One of the town's greatest attractions is its two mile wide tidal lagoon - a wildlife sanctuary of international importance. Its mussel and reed beds provide a nature reserve for migrant birds. Seals and several thousand ducks and geese are regular visitors. Osprey and kingfishers have also been spotted here.
Some of the finest sea cliffs on the east coast are situated between Montrose and Arbroath - breeding stations for many colonies of sea birds, including puffins. Common and grey seals abound around the coastline and otter may occasionally be spotted at several locations, including on the South Esk.
Montrose has a fine beach and the spectacular sands of St. Cyrus and Lunan bay, the latter watched over by the jagged Red Castle, are but a stone's throw away. The pink dunes and creamy sands of these stunning and totally unspoilt beaches never seem crowded and can absorb hoards of sun worshippers effortlessly. Take a walk along and you are likely to have them all to yourself.

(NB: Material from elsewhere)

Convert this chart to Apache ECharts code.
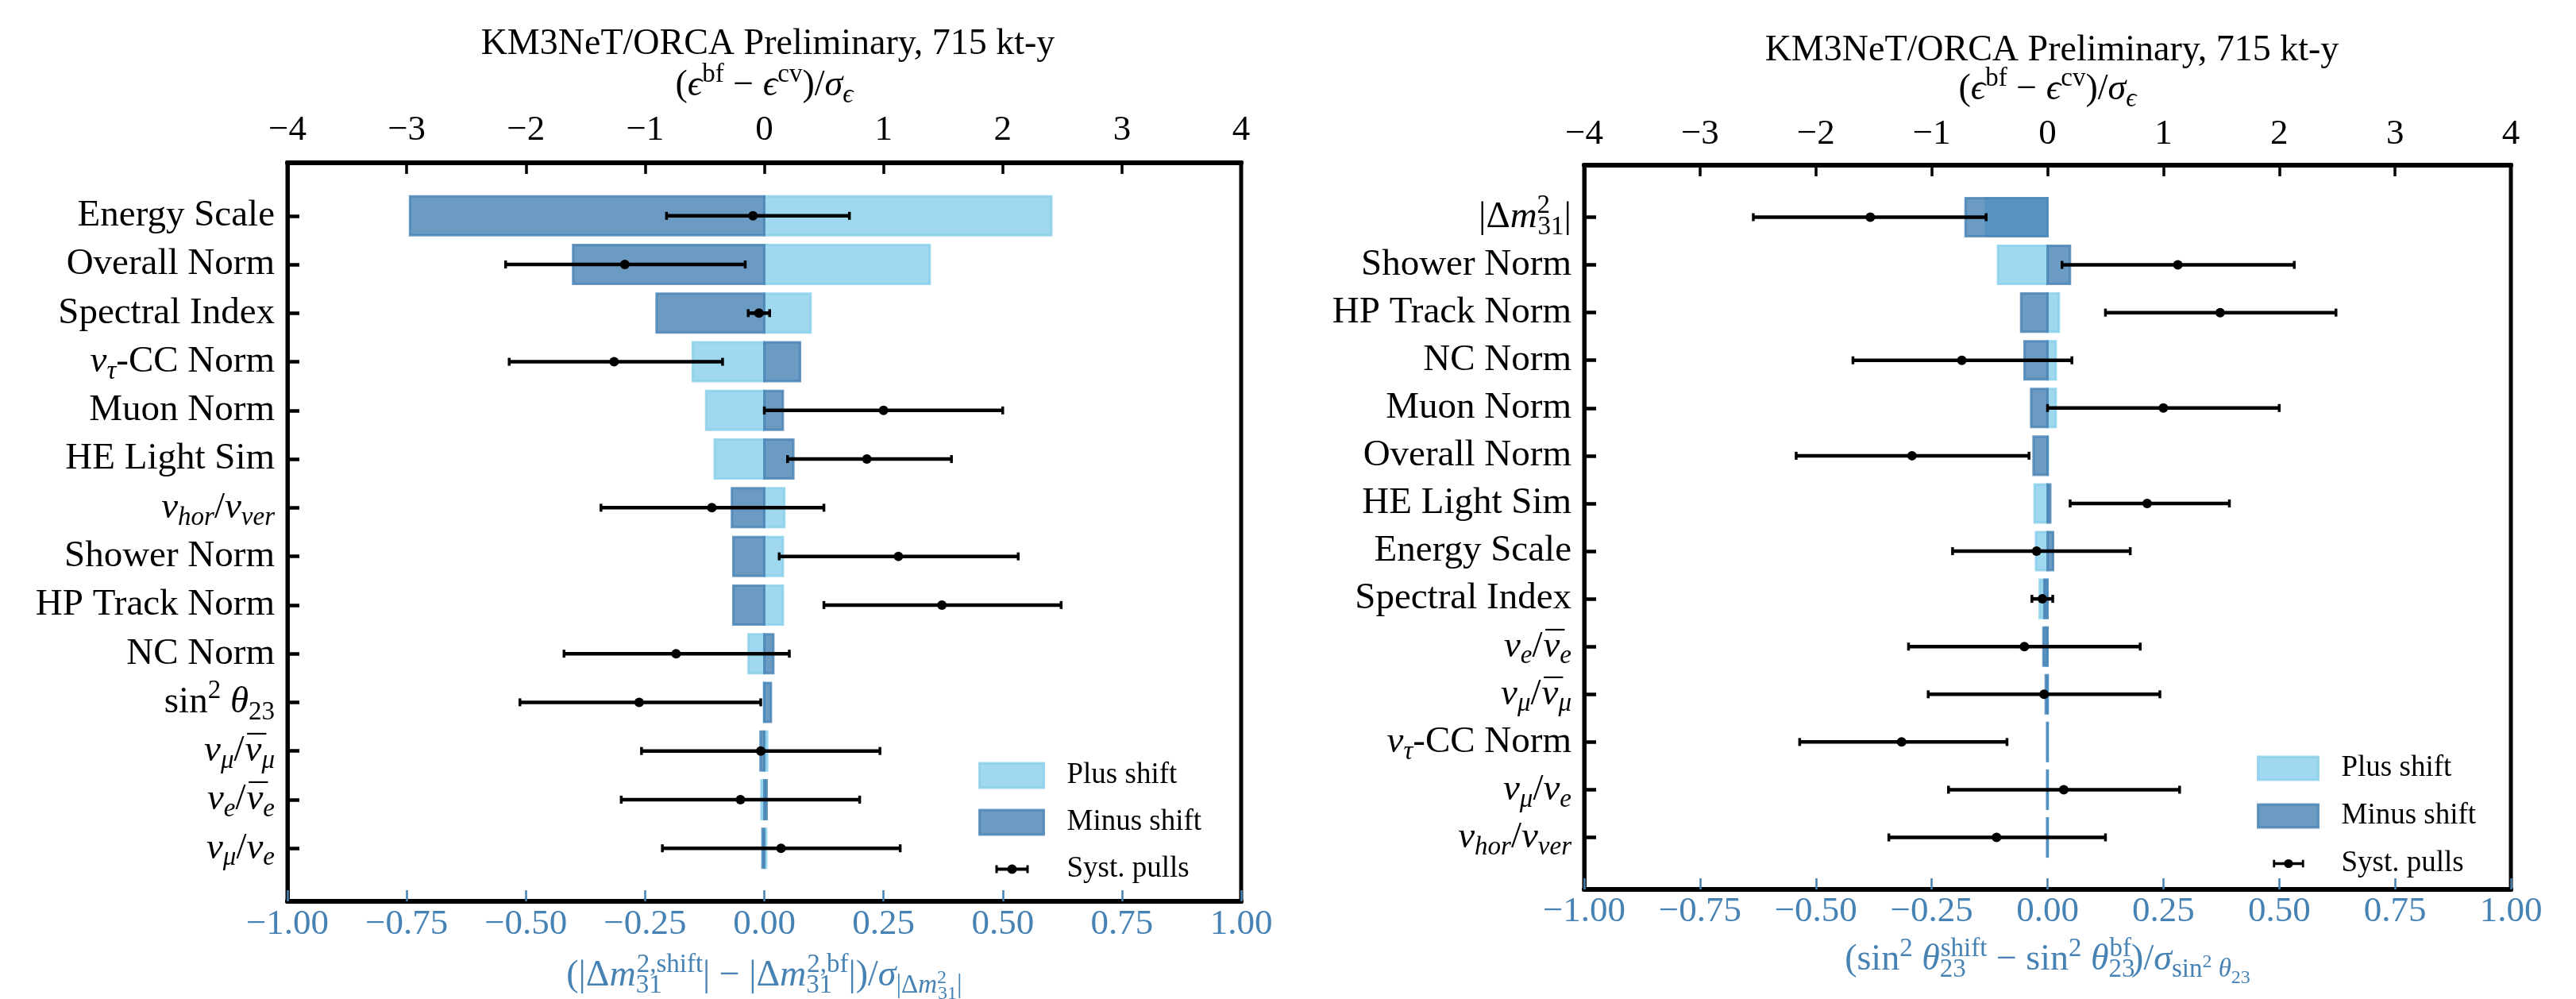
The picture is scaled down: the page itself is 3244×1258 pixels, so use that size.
<!DOCTYPE html>
<html>
<head>
<meta charset="utf-8">
<script src="https://cdn.jsdelivr.net/npm/echarts@6/dist/echarts.min.js"></script>
<style>
  html, body { margin: 0; padding: 0; background: #ffffff; }
  #chart { width: 3244px; height: 1258px; }
</style>
</head>
<body>
<div id="chart"></div>
<script>
// ---------------- data ----------------
// Left panel: impact of each systematic on |Δm²31| (bottom axis) and fitted pulls (top axis)
const leftParams = ['Energy Scale', 'Overall Norm', 'Spectral Index', 'ντ-CC Norm', 'Muon Norm',
  'HE Light Sim', 'νhor/νver', 'Shower Norm', 'HP Track Norm', 'NC Norm', 'sin²θ23',
  'νμ/ν̄μ', 'νe/ν̄e', 'νμ/νe'];
const leftPlusShift  = [0.602, 0.347, 0.097, -0.150, -0.122, -0.104, 0.042, 0.039, 0.039, -0.033, -0.001, 0.006, -0.006, 0.004];
const leftMinusShift = [-0.743, -0.401, -0.226, 0.075, 0.039, 0.061, -0.068, -0.065, -0.065, 0.019, 0.014, -0.008, 0.005, -0.004];
const leftPull      = [-0.095, -1.17, -0.045, -1.26, 1.00, 0.86, -0.44, 1.125, 1.49, -0.74, -1.05, -0.03, -0.20, 0.14];
const leftPullLow   = [-0.82, -2.17, -0.135, -2.14, 0.00, 0.195, -1.37, 0.125, 0.50, -1.68, -2.05, -1.03, -1.20, -0.855];
const leftPullHigh  = [0.714, -0.16, 0.045, -0.35, 2.00, 1.57, 0.50, 2.13, 2.49, 0.21, -0.03, 0.97, 0.80, 1.14];

// Right panel: impact of each systematic on sin²θ23
const rightParams = ['|Δm²31|', 'Shower Norm', 'HP Track Norm', 'NC Norm', 'Muon Norm', 'Overall Norm',
  'HE Light Sim', 'Energy Scale', 'Spectral Index', 'νe/ν̄e', 'νμ/ν̄μ', 'ντ-CC Norm', 'νμ/νe', 'νhor/νver'];
const rightPlusShift  = [-0.133, -0.107, 0.0245, 0.0177, 0.0177, 0.001, -0.028, -0.025, -0.017, -0.004, 0.001, 0.001, 0.001, 0.001];
const rightMinusShift = [-0.177, 0.0485, -0.057, -0.0497, -0.0354, -0.0303, 0.006, 0.012, -0.007, -0.009, -0.004, -0.001, -0.001, -0.001];
const rightPull     = [-1.53, 1.125, 1.49, -0.74, 1.00, -1.17, 0.86, -0.095, -0.045, -0.20, -0.03, -1.26, 0.14, -0.44];
const rightPullLow  = [-2.54, 0.125, 0.50, -1.68, 0.00, -2.17, 0.195, -0.82, -0.135, -1.20, -1.03, -2.14, -0.855, -1.37];
const rightPullHigh = [-0.53, 2.13, 2.49, 0.21, 2.00, -0.16, 1.57, 0.714, 0.045, 0.80, 0.97, -0.35, 1.14, 0.50];

// axis tick values
const pullTicks  = [-4, -3, -2, -1, 0, 1, 2, 3, 4];
const shiftTicks = [-1, -0.75, -0.5, -0.25, 0, 0.25, 0.5, 0.75, 1];

const TITLE = 'KM3NeT/ORCA Preliminary, 715 kt-y';
const LEGEND_NAMES = ['Plus shift', 'Minus shift', 'Syst. pulls'];

// ---------------- styles ----------------
const FONT = "'Liberation Serif', 'DejaVu Serif', serif";
const STEEL = '#4682b4';
const PLUS_COLOR = 'rgba(135,206,235,0.8)';
const MINUS_COLOR = 'rgba(70,130,180,0.8)';

// rich-text markup for labels containing math (macron drawn as a zero-advance token over ν)
const NUBAR = '{mac|\u200a¯}{i|ν}';
const labelMarkup = {
  'ντ-CC Norm': '{i|ν}{sb|τ}{n|-CC Norm}',
  'νhor/νver': '{i|ν}{sb|hor}{n|/}{i|ν}{sb|ver}',
  'sin²θ23': '{n|sin}{sp|2}{i| θ}{sbn|23}',
  'νμ/ν̄μ': '{i|ν}{sb|μ}{n|/}' + NUBAR + '{sb|μ}',
  'νe/ν̄e': '{i|ν}{sb|e}{n|/}' + NUBAR + '{sb|e}',
  'νμ/νe': '{i|ν}{sb|μ}{n|/}{i|ν}{sb|e}',
  '|Δm²31|': '{n||Δ}{i|m}{spw|2}{sbn|31}{n||}'
};
function markup(name) { return labelMarkup[name] || ('{n|' + name + '}'); }

function richSet(color, big, small, tiny) {
  const base = { fontFamily: FONT, color: color, align: 'left', verticalAlign: 'middle' };
  const subPad = Math.round(small * 0.75), supPad = Math.round(small * 0.85);
  return {
    n:   Object.assign({}, base, { fontSize: big }),
    i:   Object.assign({}, base, { fontSize: big, fontStyle: 'italic' }),
    mac: Object.assign({}, base, { fontSize: big, width: 1 }),
    sb:  Object.assign({}, base, { fontSize: small, fontStyle: 'italic', padding: [subPad, 0, 0, 0] }),
    sbn: Object.assign({}, base, { fontSize: small, padding: [subPad, 0, 0, 0] }),
    sbw: Object.assign({}, base, { fontSize: small, padding: [subPad, 0, 0, 0], width: 1 }),
    sp:  Object.assign({}, base, { fontSize: small, padding: [0, 0, supPad, 0] }),
    spw: Object.assign({}, base, { fontSize: small, padding: [0, 0, supPad, 0], width: 1 }),
    si:  Object.assign({}, base, { fontSize: small, fontStyle: 'italic', padding: [subPad, 0, 0, 0] }),
    ssp: Object.assign({}, base, { fontSize: tiny, padding: [6, 0, 0, 0] }),
    sspw:Object.assign({}, base, { fontSize: tiny, padding: [6, 0, 0, 0], width: 1 }),
    ssb: Object.assign({}, base, { fontSize: tiny, padding: [Math.round(tiny * 1.9), 0, 0, 0] })
  };
}

const topName = '{n|(}{i|ϵ}{sp|bf}{n| − }{i|ϵ}{sp|cv}{n|)/}{i|σ}{si|ϵ}';
const leftBottomName = '{n|(|Δ}{i|m}{sbw|31}{sp|2,shift}{n|| − |Δ}{i|m}{sbw|31}{sp|2,bf}{n||)/}{i|σ}{sbn||Δ}{si|m}{sspw|2}{ssb|31}{sbn||}';
const rightBottomName = '{n|(sin}{sp|2}{i| θ}{sbw|23}{sp|shift}{n| − sin}{sp|2}{i| θ}{sbw|23}{sp|bf}{n|)/}{i|σ}{sbn|sin}{ssp|2}{si| θ}{ssb|23}';

const PULL_ICON = 'path://M0,0h0.01v0.01h-0.01z M81,31h-0.01v-0.01h0.01z ' +
  'M20,13.5h42v4h-42z M20,10.5h3v10h-3z M59,10.5h3v10h-3z ' +
  'M47,15.5a6,6 0 1,1 -12,0a6,6 0 1,1 12,0z';

function fmtSigned(v, digits) {
  const s = digits == null ? String(Math.abs(v)) : Math.abs(v).toFixed(digits);
  return (v < -1e-9 ? '−' : '') + s;
}

// ---------------- axes ----------------
function bottomAxis(gridIndex, name, nameGap, labelMargin) {
  return {
    type: 'value', gridIndex: gridIndex, position: 'bottom',
    min: shiftTicks[0], max: shiftTicks[shiftTicks.length - 1], interval: shiftTicks[1] - shiftTicks[0],
    axisLine: { show: true, onZero: false, lineStyle: { color: '#000', width: 6 } },
    axisTick: { show: true, inside: true, length: 14, lineStyle: { color: STEEL, width: 2.5 } },
    axisLabel: { margin: labelMargin, fontFamily: FONT, fontSize: 45, color: STEEL,
      formatter: v => fmtSigned(v, 2) },
    splitLine: { show: false },
    name: name, nameLocation: 'middle', nameGap: nameGap,
    nameTextStyle: { verticalAlign: 'middle', rich: richSet(STEEL, 46, 33, 24) }
  };
}
function topAxis(gridIndex, nameGap, labelMargin) {
  return {
    type: 'value', gridIndex: gridIndex, position: 'top',
    min: pullTicks[0], max: pullTicks[pullTicks.length - 1], interval: pullTicks[1] - pullTicks[0],
    axisLine: { show: true, onZero: false, lineStyle: { color: '#000', width: 6 } },
    axisTick: { show: true, inside: true, length: 14, lineStyle: { color: '#000', width: 3.5 } },
    axisLabel: { margin: labelMargin, fontFamily: FONT, fontSize: 45, color: '#000',
      formatter: v => fmtSigned(v) },
    splitLine: { show: false },
    name: topName, nameLocation: 'middle', nameGap: nameGap,
    nameTextStyle: { verticalAlign: 'middle', rich: richSet('#000', 46, 33, 24) }
  };
}
function catAxis(gridIndex, params) {
  const idx = params.map((_, i) => i);
  return {
    type: 'value', gridIndex: gridIndex, inverse: true, min: -1.09, max: params.length - 1 + 1.09,
    axisLine: { show: true, onZero: false, lineStyle: { color: '#000', width: 5 } },
    axisTick: { show: true, inside: true, length: 15, customValues: idx, lineStyle: { color: '#000', width: 4.5 } },
    axisLabel: { margin: 16, customValues: idx, formatter: v => markup(params[Math.round(v)]),
      rich: richSet('#000', 47, 33, 24) },
    splitLine: { show: false }
  };
}

// ---------------- series ----------------
function barSeries(name, xi, yi, values, color, z) {
  return {
    type: 'custom', name: name, xAxisIndex: xi, yAxisIndex: yi, z: z, silent: true,
    data: values.map((v, i) => [v, i]), encode: { x: 0, y: 1 },
    itemStyle: { color: color },
    renderItem: function (params, api) {
      const i = api.value(1);
      const p0 = api.coord([0, i]);
      const p1 = api.coord([api.value(0), i]);
      const h = api.size([0, 0.8])[1];
      return {
        type: 'rect',
        shape: { x: Math.min(p0[0], p1[0]), y: p0[1] - h / 2, width: Math.abs(p1[0] - p0[0]), height: h },
        style: { fill: color, stroke: color, lineWidth: 3 }
      };
    }
  };
}
function pullSeries(xi, yi, c, lo, hi) {
  return {
    type: 'custom', name: 'Syst. pulls', xAxisIndex: xi, yAxisIndex: yi, z: 5, silent: true,
    data: c.map((v, i) => [v, lo[i], hi[i], i]), encode: { x: [0, 1, 2], y: 3 },
    itemStyle: { color: '#000' },
    renderItem: function (params, api) {
      const i = api.value(3);
      const pc = api.coord([api.value(0), i]);
      const pl = api.coord([api.value(1), i]);
      const ph = api.coord([api.value(2), i]);
      const cap = 5;
      return {
        type: 'group',
        children: [
          { type: 'line', shape: { x1: pl[0], y1: pl[1], x2: ph[0], y2: ph[1] }, style: { stroke: '#000', lineWidth: 4.5 } },
          { type: 'line', shape: { x1: pl[0], y1: pl[1] - cap, x2: pl[0], y2: pl[1] + cap }, style: { stroke: '#000', lineWidth: 3.5 } },
          { type: 'line', shape: { x1: ph[0], y1: ph[1] - cap, x2: ph[0], y2: ph[1] + cap }, style: { stroke: '#000', lineWidth: 3.5 } },
          { type: 'circle', shape: { cx: pc[0], cy: pc[1], r: 6 }, style: { fill: '#000' } }
        ]
      };
    }
  };
}

function legendFor(left, top, w, h, gap) {
  return {
    orient: 'vertical', left: left, top: top, padding: 0, itemWidth: w, itemHeight: h, itemGap: gap,
    selectedMode: false,
    textStyle: { fontFamily: FONT, fontSize: 37, color: '#000', lineHeight: h, padding: [0, 0, 0, 24] },
    data: [
      { name: LEGEND_NAMES[0], icon: 'rect', itemStyle: { color: PLUS_COLOR, borderColor: PLUS_COLOR, borderWidth: 3 } },
      { name: LEGEND_NAMES[1], icon: 'rect', itemStyle: { color: MINUS_COLOR, borderColor: MINUS_COLOR, borderWidth: 3 } },
      { name: LEGEND_NAMES[2], icon: PULL_ICON, itemStyle: { color: '#000', borderWidth: 0 } }
    ]
  };
}

const chart = echarts.init(document.getElementById('chart'), null, { renderer: 'canvas' });
chart.setOption({
  animation: false,
  backgroundColor: '#ffffff',
  title: [
    { text: TITLE, left: 962, top: 26, textAlign: 'center',
      textStyle: { fontFamily: FONT, fontSize: 46, fontWeight: 'normal', color: '#000', lineHeight: 50 } },
    { text: TITLE, left: 2579, top: 34, textAlign: 'center',
      textStyle: { fontFamily: FONT, fontSize: 46, fontWeight: 'normal', color: '#000', lineHeight: 50 } }
  ],
  grid: [
    { left: 362, top: 205, width: 1201, height: 930, show: true, borderColor: '#000', borderWidth: 5,
      containLabel: false, outerBoundsMode: 'none' },
    { left: 1995, top: 208, width: 1167, height: 912, show: true, borderColor: '#000', borderWidth: 5,
      containLabel: false, outerBoundsMode: 'none' }
  ],
  legend: [
    legendFor(1232, 958, 81, 31, 22),
    legendFor(2842, 949, 76, 29, 23)
  ],
  xAxis: [
    bottomAxis(0, leftBottomName, 94, 7),
    topAxis(0, 85, 18),
    bottomAxis(1, rightBottomName, 89, 6),
    topAxis(1, 82, 16)
  ],
  yAxis: [
    catAxis(0, leftParams),
    catAxis(1, rightParams)
  ],
  series: [
    barSeries('Plus shift', 0, 0, leftPlusShift, PLUS_COLOR, 2),
    barSeries('Minus shift', 0, 0, leftMinusShift, MINUS_COLOR, 3),
    pullSeries(1, 0, leftPull, leftPullLow, leftPullHigh),
    barSeries('Plus shift', 2, 1, rightPlusShift, PLUS_COLOR, 2),
    barSeries('Minus shift', 2, 1, rightMinusShift, MINUS_COLOR, 3),
    pullSeries(3, 1, rightPull, rightPullLow, rightPullHigh)
  ]
});
</script>
</body>
</html>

A short journey from the town will take you to the Fishtown of Usan, once a thriving fishing port. A track known as the 'King's Cadger's Road' once led westward inland to Forfar, along which fresh fish was conveyed to the former royal palace. Just outside Montrose and overlooking the Montrose basin is the spectacular National trust owned House of Dun, a grand 18th century house designed by Scottish architect William Adam.
Visit this unique pocket of the country and you will share the affections of the people of Angus for this area. Scotland's best kept secret.